You have been working overseas for an US employer for the past two years. Things are going well and your family is enjoying the expat lifestyle, which offers new culture, scenery, and food, plus a free, fully furnished apartment.
Now you can see staying in this job for the long-term, you start to think about what it means for your children to grow up overseas. For all the experience they will have traveling around the world, you still want them to have a root and understanding of their homeland. Furthermore, your parents constantly request that you visit often so they can be part of their grandchildren’s lives.
Given that you would like to take your children back to your hometown every year, but don’t want to stay at your parents’ weeks at a time, buying your own property seems like a good idea. Not having to pay rent overseas, you have saved a lot and have a cushion in your budget, so you can definitely afford to buy a property. The question is, is it a good financial decision? Is there a better place to put your money in than a house you will only live in few weeks a year?
Here’s what the “Should I invest in a residential property?” worksheet can do for you.
Assumptions
Property and Mortgage
- After research, you decide that a house that fits your need costs about $300,000.
- You will put 20% down, which is $60,000.
- You are pre-approved for a Fixed Term 30 year mortgage at 4% APR if it’s considered your primary home.
- Your hometown is a mid-size town without too much growth in the past 30 years. (In fact, that’s why you left.) Therefore you expect the property will grow slowly, around 0.5% above inflation per year.
- Given your youngest is only 3, you would like to hold on to the house at least until he goes to college, which means you expect to own the house for 15 years.
Rental Income and Expenses
- Since you expect to return every year, you can’t rent it out for the long-term. Therefore you decide to put the house on AirBnB. Your parents said they will help you manage it for free.
- You expect your family will at least stay for one month there per year.
- Your hometown has an influx of vacationers in the summer months, so you expect to get guests about 60 days a year, or about 2 months.
- After scoping out your competition, you decide that you can get $250 a day for renting out the house. Monthly rent = $250*60/2 = $7,500. You don’t expect it to grow beyond inflation.
Annual Ownership Cost / Rental Expense / Transaction Cost of Purchase + Sale
- See the screen shot below for my assumptions. Note that they may not be representative of what you will pay, since they are dependent on the property, locality, state, and various other factors. Make sure to do your own research on how much it would likely cost you.
Taxes
(Consult your tax adviser if you are not familiar with tax liability and benefits relating to owning a property or receiving rental income.)
- Given your particular circumstance, you were advised to file the same way as you would have if you lived in the US and take Foreign Tax Credit.
- You will pay income tax on the rental income at your marginal tax rate. You can deduct some expenses, but only proportion to the amount of time you rented out per year.

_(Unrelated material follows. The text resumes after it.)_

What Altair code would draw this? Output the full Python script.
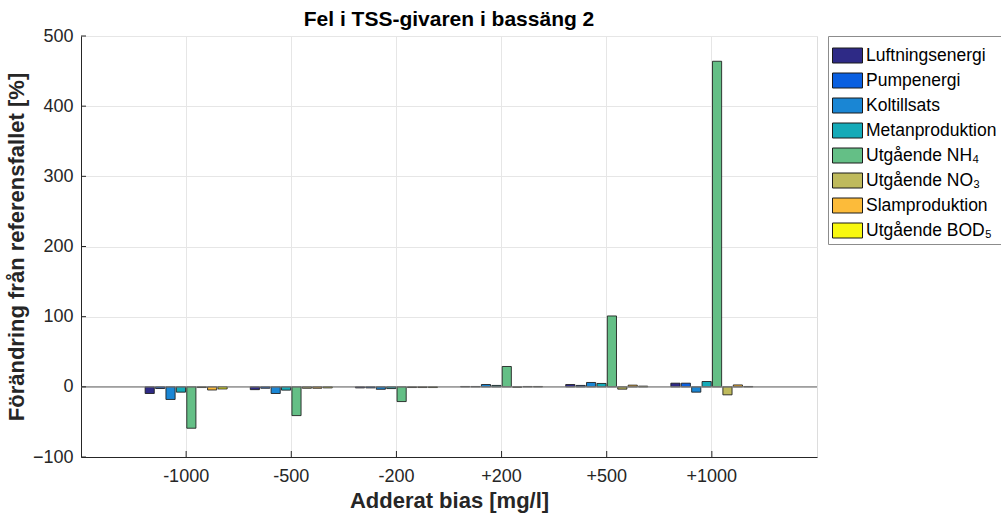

- Since you consider this property your primary home, you are able to take itemized deduction on your mortgage interest and property taxes. However, since you don’t have too many other deductions, and the mortgage interest decreases over time, you estimate you will have annual net income tax benefit of $500 on average over the lifetime of the loan.
- Assuming you sell this property as your primary home, the moderate gain on the property is exempted for federal capital gain tax. Also you assume that you won’t bother taking depreciation on partially rented property.
- Lastly, your state and locality may have a sales tax of 0.5% combined.
Other considerations
- You assume the cost of owning and selling the house will increase by inflation of 2%.
Result
Given all the assumptions above, your real investment return is 1.97% year over year for 15 years.
That may not be as good as you expected, but at least it’s not negative, especially when your rental income does not cover all your annual expense of owning the house. You need to expect to be out of the pocket for a few thousand dollars a year from now on.
So is a real annual return of 1.97% good or bad? It depends. If by not investing in this house, all you do is leaving the extra cash in a savings account, the annual return is likely lower than that. However, if you have the discipline to invest consistently over the long-term in the stock market without selling when you shouldn’t, historically the 10-year median real return for investing in US S&P 500 index is much higher, although there is still a slight chance of losing money. If you extend your timeframe to 20 years, then investing in stock market is likely to give you a higher return without too much risk in losing money, historically speaking.
Of course, the benefit of having a house for your children to return to as their “home” is hard to quantify, and may trump all other financial calculations. In this particular scenario, you have the potential to make a little money on the house while fulfilling your wish for the family, so it should be an easy decision. However, it’s as likely that the house you have your eyes on actually gives you a negative return. Therefore do your research and have an open mind before you committing to the idea of owning a particular house in a certain neighborhood or in a unsustainable way.
You can also play around with the different parameters to help you determine which housing decision may give you a higher return while meeting your goals for the family. Maybe buying a house the next town over has higher income potential because it has longer tourist season. How does that impact your return? Maybe that will turn a negative return decision into a positive one.
Summary
As you can see, the worksheet is a tool to help you make smart decision. It’s easy to decide you need to buy a house for personal reason, but there are many unforeseen cost and benefits to your personal finance you need to consider. I hope this helps give you the incentive to do more research and make the financially beneficial decision for your family.